Violence against enemies of the system
Execution, imprisonment and exile were the main tools of the Islamic republic's leaders to thwart any opposition to their rule from taking shape. It started with the execution of Shah's officials and some army commanders only a few days after the monarchy was overthrown. But soon after, in the 1980s, thousands of "ex-revolutionaries" were also killed, in most cases without trial.
The new Islamic regime has never been reluctant to open fire on protesters whenever they took to the streets, as it happened in 2009 and again in 2018.
Another development that made it clear that the regime would hold on to power by all means was the so-called serial murders, including those of writers. At that time, I was a journalist and a member of the Iranian writers' association.

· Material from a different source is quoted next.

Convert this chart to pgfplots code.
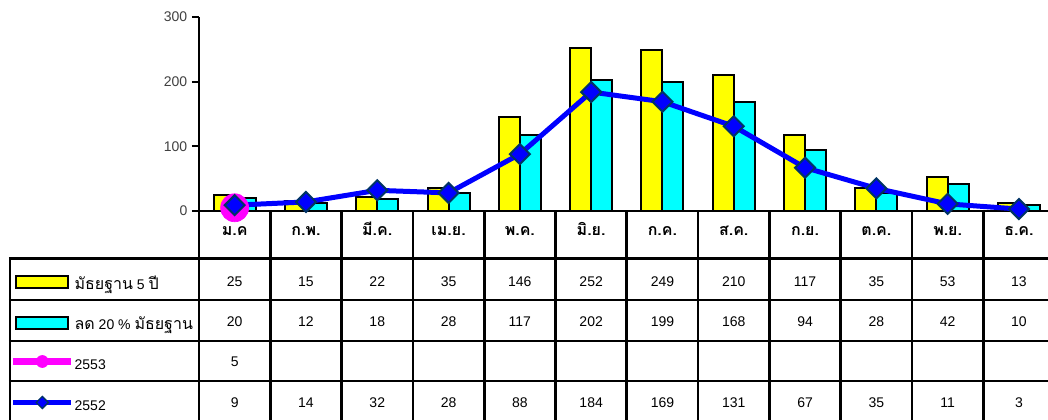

In the autumn of 1998, the mutilated bodies of Dariush and Parvaneh Forouhar, two political activists, were found in their homes; two days later, in the desert outside Tehran, the bodies of the writers Mohammad Mokhtari and Mohammad Jafar Pouyandeh, who were also members of the writers' association, were found.
Shortly before, there had been an attempt to plunge a coach with more than 20 writers on board down a slope. While our association's meetings, filled with fear, were a new experience for young members like me, the older ones among us remembered the atmosphere in the first years after the revolution; a time when a left-wing poet was arrested at his own wedding party and shortly thereafter executed by a firing squad.
Although it was revealed, at the insistence of reform-oriented President Mohammad Khatami, that employees of the nation's infamous Ministry of Intelligence and Security (MOIS) were behind the murders, leading to some convictions, the system itself was not shaken. On the contrary, press censorship was massively intensified, and there were new waves of arrests of reform-oriented journalists and authors.
New political fronts
The omnipresent and persistent repression has so far given the opposition little opportunity to reorganize itself into a credible and potent force. But as Iran celebrates the 40th anniversary of the revolution, changes are emerging in the political landscape that may lead to real political changes in the future.
Within Tehran's power structure, the division into camps — "hard-liners" against "reformers" — has become as vague as never before.
But as the hope for a way out of the economically hopeless situation diminishes, advocates of systemic change are increasingly distancing themselves from both the uncompromising guardians of the current system as well as the reformers.
In other words, there are now two new camps, which faced each other for the first time during the nationwide protests at the turn of the year 2017-18. On the one hand are defenders of the status quo and the Islamic Republic, on the other, the advocates of far-reaching changes, which would mean toppling the current regime.
In the almost 20 years since I left Iran, I have often been asked in interviews and by friends about how things will continue in Iran. Even now I have to say: I don't know the answer to this question. But the situation today is comparable to the one 40 years ago — and what happened then was beyond most people's imagination.